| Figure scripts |
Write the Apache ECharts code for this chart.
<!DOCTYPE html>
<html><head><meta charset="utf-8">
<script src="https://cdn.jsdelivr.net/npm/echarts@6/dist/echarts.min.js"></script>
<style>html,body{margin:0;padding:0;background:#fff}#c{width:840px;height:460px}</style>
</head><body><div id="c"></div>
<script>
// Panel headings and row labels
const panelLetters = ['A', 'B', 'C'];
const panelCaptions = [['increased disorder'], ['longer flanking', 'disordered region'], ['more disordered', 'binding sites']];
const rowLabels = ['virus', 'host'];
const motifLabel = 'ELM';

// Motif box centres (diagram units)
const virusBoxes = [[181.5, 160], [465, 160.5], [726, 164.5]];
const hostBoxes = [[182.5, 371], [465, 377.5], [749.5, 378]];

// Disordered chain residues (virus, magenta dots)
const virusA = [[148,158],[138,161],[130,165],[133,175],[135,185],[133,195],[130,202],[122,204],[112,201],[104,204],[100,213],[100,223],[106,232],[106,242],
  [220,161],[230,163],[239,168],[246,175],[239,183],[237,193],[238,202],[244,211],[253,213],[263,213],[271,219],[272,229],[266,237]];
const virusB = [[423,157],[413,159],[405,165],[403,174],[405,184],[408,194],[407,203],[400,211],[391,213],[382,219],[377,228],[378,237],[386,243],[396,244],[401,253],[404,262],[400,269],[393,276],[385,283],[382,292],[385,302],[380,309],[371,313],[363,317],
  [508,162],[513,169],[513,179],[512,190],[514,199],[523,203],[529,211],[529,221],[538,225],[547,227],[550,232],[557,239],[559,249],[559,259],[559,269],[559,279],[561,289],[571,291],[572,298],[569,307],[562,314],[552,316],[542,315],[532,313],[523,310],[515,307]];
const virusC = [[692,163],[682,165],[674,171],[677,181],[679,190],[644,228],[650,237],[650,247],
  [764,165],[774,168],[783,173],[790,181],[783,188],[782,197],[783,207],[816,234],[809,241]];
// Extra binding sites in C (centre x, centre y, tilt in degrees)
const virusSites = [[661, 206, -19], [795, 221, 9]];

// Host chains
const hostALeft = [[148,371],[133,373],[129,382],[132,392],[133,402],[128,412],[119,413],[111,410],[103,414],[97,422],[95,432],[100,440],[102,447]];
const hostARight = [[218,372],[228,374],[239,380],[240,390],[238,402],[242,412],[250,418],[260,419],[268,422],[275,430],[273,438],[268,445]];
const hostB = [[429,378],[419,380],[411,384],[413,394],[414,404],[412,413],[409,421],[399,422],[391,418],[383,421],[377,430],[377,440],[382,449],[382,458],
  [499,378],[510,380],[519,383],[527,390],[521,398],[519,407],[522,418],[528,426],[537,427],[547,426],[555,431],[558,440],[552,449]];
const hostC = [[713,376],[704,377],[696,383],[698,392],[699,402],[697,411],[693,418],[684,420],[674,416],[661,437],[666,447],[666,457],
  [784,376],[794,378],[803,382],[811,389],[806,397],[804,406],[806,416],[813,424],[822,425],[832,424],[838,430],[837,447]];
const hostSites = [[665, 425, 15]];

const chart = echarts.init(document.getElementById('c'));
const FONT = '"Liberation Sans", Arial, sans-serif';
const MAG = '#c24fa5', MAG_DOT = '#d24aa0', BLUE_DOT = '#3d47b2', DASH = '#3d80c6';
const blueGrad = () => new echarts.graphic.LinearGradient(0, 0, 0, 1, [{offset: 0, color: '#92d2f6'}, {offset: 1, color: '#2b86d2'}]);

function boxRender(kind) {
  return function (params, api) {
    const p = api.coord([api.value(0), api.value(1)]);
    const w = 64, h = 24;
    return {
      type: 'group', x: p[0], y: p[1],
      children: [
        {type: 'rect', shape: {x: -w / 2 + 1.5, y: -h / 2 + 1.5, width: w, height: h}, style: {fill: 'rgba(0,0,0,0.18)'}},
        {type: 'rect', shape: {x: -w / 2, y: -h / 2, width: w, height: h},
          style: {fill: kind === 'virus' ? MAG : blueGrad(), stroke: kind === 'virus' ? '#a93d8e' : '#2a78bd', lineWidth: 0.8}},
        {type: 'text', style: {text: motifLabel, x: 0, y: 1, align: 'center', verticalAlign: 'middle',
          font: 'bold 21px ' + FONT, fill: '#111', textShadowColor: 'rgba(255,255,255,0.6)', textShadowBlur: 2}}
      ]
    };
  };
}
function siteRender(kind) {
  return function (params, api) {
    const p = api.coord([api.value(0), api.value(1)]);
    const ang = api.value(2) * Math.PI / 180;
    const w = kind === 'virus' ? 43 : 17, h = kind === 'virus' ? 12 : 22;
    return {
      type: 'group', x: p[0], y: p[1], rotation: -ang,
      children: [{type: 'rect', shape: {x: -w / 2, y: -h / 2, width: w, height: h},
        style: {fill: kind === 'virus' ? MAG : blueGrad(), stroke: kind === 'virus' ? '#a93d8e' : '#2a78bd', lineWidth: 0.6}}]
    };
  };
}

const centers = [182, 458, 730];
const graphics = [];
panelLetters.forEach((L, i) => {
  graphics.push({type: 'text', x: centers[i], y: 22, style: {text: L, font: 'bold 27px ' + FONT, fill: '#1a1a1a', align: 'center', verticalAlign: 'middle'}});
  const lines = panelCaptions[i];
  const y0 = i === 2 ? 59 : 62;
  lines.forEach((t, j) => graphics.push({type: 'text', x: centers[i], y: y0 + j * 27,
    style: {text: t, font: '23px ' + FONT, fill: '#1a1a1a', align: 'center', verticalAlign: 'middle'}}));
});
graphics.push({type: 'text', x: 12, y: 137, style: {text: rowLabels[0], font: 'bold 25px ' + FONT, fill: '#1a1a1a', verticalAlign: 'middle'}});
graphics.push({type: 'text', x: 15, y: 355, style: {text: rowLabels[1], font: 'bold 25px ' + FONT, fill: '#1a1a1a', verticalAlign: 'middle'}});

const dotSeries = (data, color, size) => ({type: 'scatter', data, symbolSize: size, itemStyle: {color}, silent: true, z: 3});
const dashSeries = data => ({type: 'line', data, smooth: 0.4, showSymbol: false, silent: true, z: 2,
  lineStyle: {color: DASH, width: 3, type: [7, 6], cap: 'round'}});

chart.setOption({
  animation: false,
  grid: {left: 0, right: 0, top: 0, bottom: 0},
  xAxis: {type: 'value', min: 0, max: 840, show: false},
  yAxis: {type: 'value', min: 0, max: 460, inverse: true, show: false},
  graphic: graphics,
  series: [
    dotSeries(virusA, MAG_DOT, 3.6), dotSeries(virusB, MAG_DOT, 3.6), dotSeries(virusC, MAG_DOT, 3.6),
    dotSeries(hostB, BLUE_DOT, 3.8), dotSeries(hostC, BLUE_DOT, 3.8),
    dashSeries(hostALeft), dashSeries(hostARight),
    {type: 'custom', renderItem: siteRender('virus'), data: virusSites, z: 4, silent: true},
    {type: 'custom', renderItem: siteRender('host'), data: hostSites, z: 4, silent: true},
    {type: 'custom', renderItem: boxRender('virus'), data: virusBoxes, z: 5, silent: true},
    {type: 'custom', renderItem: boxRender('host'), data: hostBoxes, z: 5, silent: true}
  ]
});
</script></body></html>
* * *
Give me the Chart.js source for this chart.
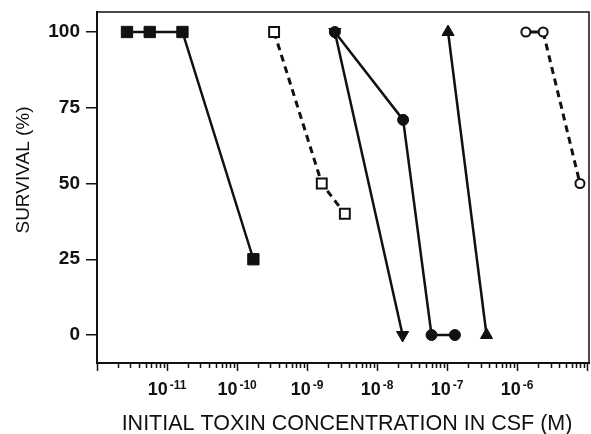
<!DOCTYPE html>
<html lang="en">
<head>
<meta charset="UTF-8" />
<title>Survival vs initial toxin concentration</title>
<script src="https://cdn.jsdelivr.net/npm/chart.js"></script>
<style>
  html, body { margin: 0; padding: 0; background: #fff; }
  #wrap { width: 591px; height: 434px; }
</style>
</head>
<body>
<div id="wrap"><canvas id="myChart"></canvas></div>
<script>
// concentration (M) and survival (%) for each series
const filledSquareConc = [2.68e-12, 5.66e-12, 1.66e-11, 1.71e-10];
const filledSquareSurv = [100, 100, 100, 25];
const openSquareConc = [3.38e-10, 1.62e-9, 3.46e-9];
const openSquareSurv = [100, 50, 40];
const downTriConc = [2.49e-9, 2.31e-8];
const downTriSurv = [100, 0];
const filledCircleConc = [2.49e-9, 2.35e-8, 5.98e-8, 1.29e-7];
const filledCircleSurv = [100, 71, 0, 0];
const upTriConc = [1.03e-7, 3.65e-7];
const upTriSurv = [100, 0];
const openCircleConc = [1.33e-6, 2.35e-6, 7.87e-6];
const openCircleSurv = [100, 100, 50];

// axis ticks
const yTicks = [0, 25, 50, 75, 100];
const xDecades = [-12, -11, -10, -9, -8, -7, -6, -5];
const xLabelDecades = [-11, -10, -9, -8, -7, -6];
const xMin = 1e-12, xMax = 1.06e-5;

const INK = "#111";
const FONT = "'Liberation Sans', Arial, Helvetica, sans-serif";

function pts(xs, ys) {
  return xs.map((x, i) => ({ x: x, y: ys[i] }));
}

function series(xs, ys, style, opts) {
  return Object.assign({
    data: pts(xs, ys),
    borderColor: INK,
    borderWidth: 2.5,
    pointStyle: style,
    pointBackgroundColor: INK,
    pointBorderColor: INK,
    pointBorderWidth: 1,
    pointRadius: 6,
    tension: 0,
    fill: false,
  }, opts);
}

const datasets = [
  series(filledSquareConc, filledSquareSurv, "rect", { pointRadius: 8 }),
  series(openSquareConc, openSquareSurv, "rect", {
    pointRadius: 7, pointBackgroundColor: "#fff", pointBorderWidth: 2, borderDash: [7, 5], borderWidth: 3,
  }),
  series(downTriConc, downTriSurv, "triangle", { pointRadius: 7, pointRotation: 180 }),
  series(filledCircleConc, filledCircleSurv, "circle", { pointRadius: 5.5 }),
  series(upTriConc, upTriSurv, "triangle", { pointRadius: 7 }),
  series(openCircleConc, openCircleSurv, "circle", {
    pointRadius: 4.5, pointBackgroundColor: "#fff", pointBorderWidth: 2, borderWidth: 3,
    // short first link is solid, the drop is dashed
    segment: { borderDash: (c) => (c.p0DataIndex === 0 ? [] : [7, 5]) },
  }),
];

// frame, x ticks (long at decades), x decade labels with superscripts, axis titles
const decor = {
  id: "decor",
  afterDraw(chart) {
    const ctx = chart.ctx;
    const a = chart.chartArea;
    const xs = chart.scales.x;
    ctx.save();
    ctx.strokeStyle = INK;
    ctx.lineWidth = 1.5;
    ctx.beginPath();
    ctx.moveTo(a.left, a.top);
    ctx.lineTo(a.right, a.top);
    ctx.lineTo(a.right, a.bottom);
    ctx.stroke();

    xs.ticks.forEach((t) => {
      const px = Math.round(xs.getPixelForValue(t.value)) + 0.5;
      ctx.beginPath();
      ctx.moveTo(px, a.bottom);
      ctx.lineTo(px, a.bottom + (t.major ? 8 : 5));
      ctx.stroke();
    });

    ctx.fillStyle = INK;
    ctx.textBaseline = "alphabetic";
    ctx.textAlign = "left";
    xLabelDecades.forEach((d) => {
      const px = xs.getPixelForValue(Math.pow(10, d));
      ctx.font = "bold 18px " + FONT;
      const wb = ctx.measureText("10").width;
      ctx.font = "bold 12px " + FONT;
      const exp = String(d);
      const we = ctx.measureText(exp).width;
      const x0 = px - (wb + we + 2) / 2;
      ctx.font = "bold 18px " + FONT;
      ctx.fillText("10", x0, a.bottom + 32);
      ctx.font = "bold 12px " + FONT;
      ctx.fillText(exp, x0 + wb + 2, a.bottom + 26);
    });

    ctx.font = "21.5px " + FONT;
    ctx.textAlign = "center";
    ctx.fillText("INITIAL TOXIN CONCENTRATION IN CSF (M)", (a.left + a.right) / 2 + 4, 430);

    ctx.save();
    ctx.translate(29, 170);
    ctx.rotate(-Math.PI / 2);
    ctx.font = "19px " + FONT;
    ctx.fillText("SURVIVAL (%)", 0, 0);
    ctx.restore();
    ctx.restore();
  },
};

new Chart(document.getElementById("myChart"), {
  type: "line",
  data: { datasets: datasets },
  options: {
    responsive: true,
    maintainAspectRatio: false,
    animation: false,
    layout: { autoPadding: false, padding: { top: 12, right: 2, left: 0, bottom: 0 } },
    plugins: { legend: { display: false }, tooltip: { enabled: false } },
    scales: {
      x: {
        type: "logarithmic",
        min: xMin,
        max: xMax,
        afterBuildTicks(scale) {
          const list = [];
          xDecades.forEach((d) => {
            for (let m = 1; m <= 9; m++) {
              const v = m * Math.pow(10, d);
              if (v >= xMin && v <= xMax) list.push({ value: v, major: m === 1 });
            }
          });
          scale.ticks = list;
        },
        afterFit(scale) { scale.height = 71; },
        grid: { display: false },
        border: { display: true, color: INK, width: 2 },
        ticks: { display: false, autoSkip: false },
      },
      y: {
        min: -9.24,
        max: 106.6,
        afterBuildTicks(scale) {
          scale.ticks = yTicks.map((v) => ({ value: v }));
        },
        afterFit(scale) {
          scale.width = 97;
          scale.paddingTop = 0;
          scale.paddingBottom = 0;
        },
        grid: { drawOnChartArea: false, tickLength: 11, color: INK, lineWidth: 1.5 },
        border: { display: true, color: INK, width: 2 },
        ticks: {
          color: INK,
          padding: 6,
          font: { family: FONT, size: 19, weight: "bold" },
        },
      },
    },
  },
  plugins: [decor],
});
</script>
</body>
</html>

| GOAL |
Copy out only the lines above from the one with "Write the Apache ECharts code for this chart." to the one with "const hostBoxes = [[182.5, 371], [465, 377.5], [749.5, 378]];", inclusive, exactly as they stand.

| OUTPUT BELOW |
Write the Apache ECharts code for this chart.
<!DOCTYPE html>
<html><head><meta charset="utf-8">
<script src="https://cdn.jsdelivr.net/npm/echarts@6/dist/echarts.min.js"></script>
<style>html,body{margin:0;padding:0;background:#fff}#c{width:840px;height:460px}</style>
</head><body><div id="c"></div>
<script>
// Panel headings and row labels
const panelLetters = ['A', 'B', 'C'];
const panelCaptions = [['increased disorder'], ['longer flanking', 'disordered region'], ['more disordered', 'binding sites']];
const rowLabels = ['virus', 'host'];
const motifLabel = 'ELM';

// Motif box centres (diagram units)
const virusBoxes = [[181.5, 160], [465, 160.5], [726, 164.5]];
const hostBoxes = [[182.5, 371], [465, 377.5], [749.5, 378]];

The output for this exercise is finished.